The Civil War includes an examination of the impact of new-to-the-time technology, such as photography, on the dissemination of news of the day. It also points out how the choices of whose voices were deemed worth recording and whose voices are missing was shaped by the ideologies of the time. For example, not much has been recorded by African American soldiers.
Gold Rushes looks critically at primary and secondary sources about the California Gold Rush and the Klondike Gold Rush, with a focus on race and ethnicity, including the California Foreign Miners Tax. After this practice was successfully challenged, it was still allowed to apply to Chinese miners. In the chapter, “Modern Examples: History Repeated”, it is pointed out that environmental and human rights abuses continue, with special mention of Canada’s need to improve in this area.
Nuclear Weapons and the Arms Race includes information on the importance of visual and auditory sources, the credibility of sources, and ways to analyze for bias. “Barefoot Gen: A Cartoon Story of Hiroshima, Vol. 1”, is used as an example of primary source material. Released in 2004 as a graphic novel, this up-to-date first-hand account from a survivor of the bombing of Hiroshima should help to make the importance of primary source materials clear to young historians.
Search for the Northwest Passage includes a discussion of how extreme weather conditions can affect the preservation of primary source material. Some members of the Franklin expedition were preserved as mummies in the ice. The value of Inuit oral histories to researchers is also examined.
The Space Race is a perfect vehicle for exploring bias in primary source material from the United States and the Soviet Union/Russia. This book also looks at the under-reported role of women in this period.
The War of 1812 is also an excellent topic for examining bias, point of view, and context since the causes and outcomes have been interpreted and analyzed frequently by both Canadian and American historians.
Overall, the six latest books in the “Uncovering the Past: Analyzing Primary Sources” series continue to be excellent resources for teaching students critical thinking skills to analyze sources of information in historic subject content.

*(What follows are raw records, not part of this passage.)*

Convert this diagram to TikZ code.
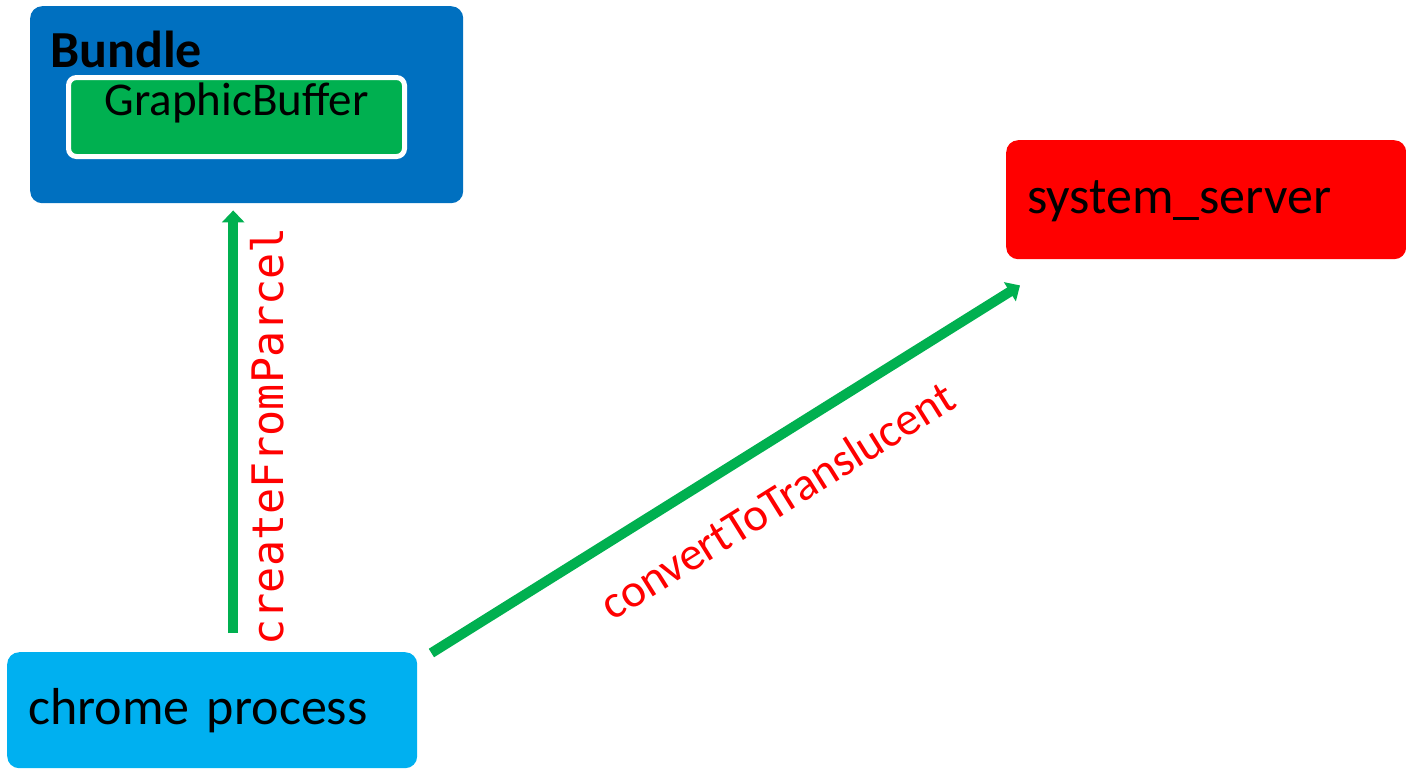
\documentclass[tikz,border=0pt]{standalone}
\usepackage{fontspec}
\setmainfont{Carlito}
\newfontfamily\monofont{DejaVu Sans Mono}
\usetikzlibrary{arrows.meta, positioning}
\definecolor{bundleblue}{HTML}{0070C0}
\definecolor{buffergreen}{HTML}{00B050}
\definecolor{chromeblue}{HTML}{00B0F0}
\tikzset{
  box/.style={rectangle, rounded corners=12pt, inner sep=0pt, anchor=north west, align=left,
    text height=36pt, text depth=8pt, font=\fontsize{52}{60}\selectfont},
  flow/.style={line width=10pt, buffergreen, -{Triangle[length=12pt,width=22pt]}},
  call/.style={text=red, inner sep=0pt, sloped},
}

\begin{document}
\begin{tikzpicture}[x=1pt, y=-1pt]
\useasboundingbox (0,0) rectangle (1406,769);

\node[box, fill=bundleblue, minimum width=433pt, minimum height=197pt] (bundle) at (30,6) {};
\node[anchor=base west, inner sep=0pt, font=\fontsize{52}{60}\selectfont\bfseries] (bundletitle) at (50,67) {Bundle};
\node[rectangle, rounded corners=8pt, fill=buffergreen, draw=white, line width=5pt,
  minimum width=336pt, minimum height=79pt, text height=30pt, text depth=34pt,
  inner sep=0pt, font=\fontsize{47}{56}\selectfont] (buffer) at (236.5,117) {GraphicBuffer};

\node[box, fill=chromeblue, minimum width=410pt, minimum height=116pt, text width=368pt] (chrome) at (7,652) {chrome process};
\node[box, fill=red, minimum width=400pt, minimum height=119pt, text width=358pt] (server) at (1006,140) {system\_server};

\draw[flow, shorten <=19pt, shorten >=7pt] ([xshift=21pt]chrome.north) --
  node[call, pos=0.481, below=12pt, font=\monofont\fontsize{43.4}{50}\selectfont] {createFromParcel}
  ([xshift=-13.5pt]bundle.south);
\draw[flow] ([shift={(14,1)}]chrome.north east) --
  node[call, pos=0.539, below=32pt, font=\fontsize{47}{54}\selectfont] {convertToTranslucent}
  ([shift={(14,26)}]server.south west);
\end{tikzpicture}
\end{document}
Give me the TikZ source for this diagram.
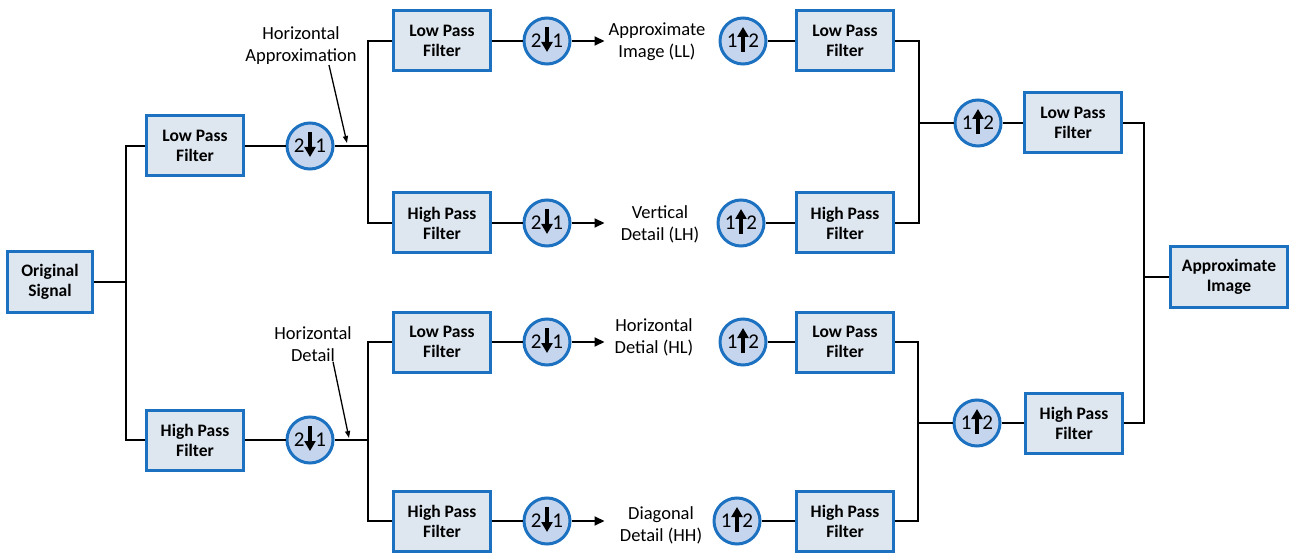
\documentclass[tikz,border=0pt]{standalone}
\usepackage{fontspec}
\setmainfont{Carlito}
\usetikzlibrary{arrows.meta}

\definecolor{boxblue}{RGB}{28,114,192}
\definecolor{boxfill}{RGB}{222,231,240}
\definecolor{sampfill}{RGB}{198,213,238}

\begin{document}
\begin{tikzpicture}
[every node/.style={inner sep=0pt},
 filt/.style={rectangle, minimum width=97pt, minimum height=60pt, fill=boxfill, line width=3pt, draw=boxblue, align=center, font=\bfseries\fontsize{17.5}{20}\selectfont},
 samp/.style={circle, minimum size=46pt, fill=sampfill, line width=3pt, draw=boxblue, font=\fontsize{21}{22}\selectfont},
 dwn/.style={samp, path picture={\draw [black, line width=3.5pt, -{Triangle[length=10pt, width=11pt]}] ([yshift=14pt]path picture bounding box.center) -- ([yshift=-11pt]path picture bounding box.center);}},
 upw/.style={samp, path picture={\draw [black, line width=3.5pt, -{Triangle[length=10pt, width=11pt]}] ([yshift=-11pt]path picture bounding box.center) -- ([yshift=14pt]path picture bounding box.center);}},
 lbl/.style={align=center, font=\fontsize{18.5}{22}\selectfont},
 wire/.style={line width=2pt, color=black},
 tip/.style={-{Triangle[length=10pt, width=9pt]}},
 note/.style={line width=1.3pt, color=black, -{Triangle[length=7pt, width=5pt]}}]
\useasboundingbox (0pt, 0pt) rectangle (1290pt, -553pt);

\node (orig) [filt, minimum width=85pt] at (50pt, -282pt) {Original\\Signal};
\node (lpA) [filt] at (195pt, -146pt) {Low Pass\\Filter};
\node (hpA) [filt] at (195pt, -440pt) {High Pass\\Filter};
\node (dnA) [dwn] at (310pt, -146pt) {2\hspace{11pt}1};
\node (dnB) [dwn] at (310pt, -440pt) {2\hspace{11pt}1};
\node (hA) [lbl] at (301pt, -46pt) {Horizontal\\Approximation};
\node (hD) [lbl] at (313pt, -344pt) {Horizontal\\Detail};

\node (lpB) [filt] at (442pt, -41pt) {Low Pass\\Filter};
\node (hpB) [filt] at (442pt, -223pt) {High Pass\\Filter};
\node (lpC) [filt] at (442pt, -342pt) {Low Pass\\Filter};
\node (hpC) [filt] at (442pt, -521pt) {High Pass\\Filter};
\node (dnC) [dwn] at (547pt, -41pt) {2\hspace{11pt}1};
\node (dnD) [dwn] at (547pt, -223pt) {2\hspace{11pt}1};
\node (dnE) [dwn] at (547pt, -342pt) {2\hspace{11pt}1};
\node (dnF) [dwn] at (547pt, -521pt) {2\hspace{11pt}1};
\node (txLL) [lbl] at (657pt, -42pt) {Approximate\\Image (LL)};
\node (txLH) [lbl] at (660pt, -224pt) {Vertical\\Detail (LH)};
\node (txHL) [lbl] at (654pt, -337pt) {Horizontal\\Detial (HL)};
\node (txHH) [lbl] at (661pt, -525pt) {Diagonal\\Detail (HH)};

\node (upC) [upw] at (743pt, -41pt) {1\hspace{11pt}2};
\node (upD) [upw] at (741pt, -223pt) {1\hspace{11pt}2};
\node (upE) [upw] at (743pt, -342pt) {1\hspace{11pt}2};
\node (upF) [upw] at (737pt, -521pt) {1\hspace{11pt}2};
\node (lpD) [filt] at (845pt, -41pt) {Low Pass\\Filter};
\node (hpD) [filt] at (845pt, -223pt) {High Pass\\Filter};
\node (lpE) [filt] at (845pt, -342pt) {Low Pass\\Filter};
\node (hpE) [filt] at (845pt, -521pt) {High Pass\\Filter};
\node (upA) [upw] at (978pt, -123pt) {1\hspace{11pt}2};
\node (upB) [upw] at (977pt, -423pt) {1\hspace{11pt}2};
\node (lpF) [filt] at (1073pt, -123pt) {Low Pass\\Filter};
\node (hpF) [filt] at (1074pt, -423pt) {High Pass\\Filter};
\node (res) [filt, minimum width=117pt, minimum height=61pt] at (1229pt, -277pt) {Approximate\\Image};

\coordinate (s1) at (126pt, -282pt);
\coordinate (s2) at (368pt, -146pt);
\coordinate (s3) at (368pt, -440pt);
\coordinate (m1) at (919pt, -123pt);
\coordinate (m2) at (918pt, -423pt);
\coordinate (m3) at (1144pt, -277pt);
\coordinate (t1) at (347pt, -143pt);
\coordinate (t2) at (349pt, -438pt);

% analysis
\draw [wire] (orig) -- (s1);
\draw [wire] (lpA.west) -| (s1) |- (hpA.west);
\draw [wire] (lpA) -- (dnA);
\draw [wire] (hpA) -- (dnB);
\draw [wire] (dnA) -- (s2);
\draw [wire] (dnB) -- (s3);
\draw [wire] (lpB.west) -| (s2) |- (hpB.west);
\draw [wire] (lpC.west) -| (s3) |- (hpC.west);
\draw [wire] (lpB) -- (dnC);
\draw [wire] (hpB) -- (dnD);
\draw [wire] (lpC) -- (dnE);
\draw [wire] (hpC) -- (dnF);
\draw [wire, tip] (dnC) -- ([xshift=33pt]dnC.east);
\draw [wire, tip] (dnD) -- ([xshift=33pt]dnD.east);
\draw [wire, tip] (dnE) -- ([xshift=33pt]dnE.east);
\draw [wire, tip] (dnF) -- ([xshift=33pt]dnF.east);
\draw [note] ([xshift=28pt]hA.south) -- (t1);
\draw [note] ([xshift=20pt]hD.south) -- (t2);

% synthesis
\draw [wire] (upC) -- (lpD);
\draw [wire] (upD) -- (hpD);
\draw [wire] (upE) -- (lpE);
\draw [wire] (upF) -- (hpE);
\draw [wire] (lpD.east) -| (m1) |- (hpD.east);
\draw [wire] (lpE.east) -| (m2) |- (hpE.east);
\draw [wire] (m1) -- (upA);
\draw [wire] (m2) -- (upB);
\draw [wire] (upA) -- (lpF);
\draw [wire] (upB) -- (hpF);
\draw [wire] (lpF.east) -| (m3) |- (hpF.east);
\draw [wire] (m3) -- (res);

\end{tikzpicture}
\end{document}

The development of these skills will be highly transferable to other subject areas.
Because the historic content of some of the books is more directly applicable to Canadian school curriculum, you will want to consider the appropriateness of each book individually to get the best value for building your library collection.
Suzanne Pierson, a retired teacher-librarian, currently instructs Librarianship courses at Queen’s University in Kingston, Ontario.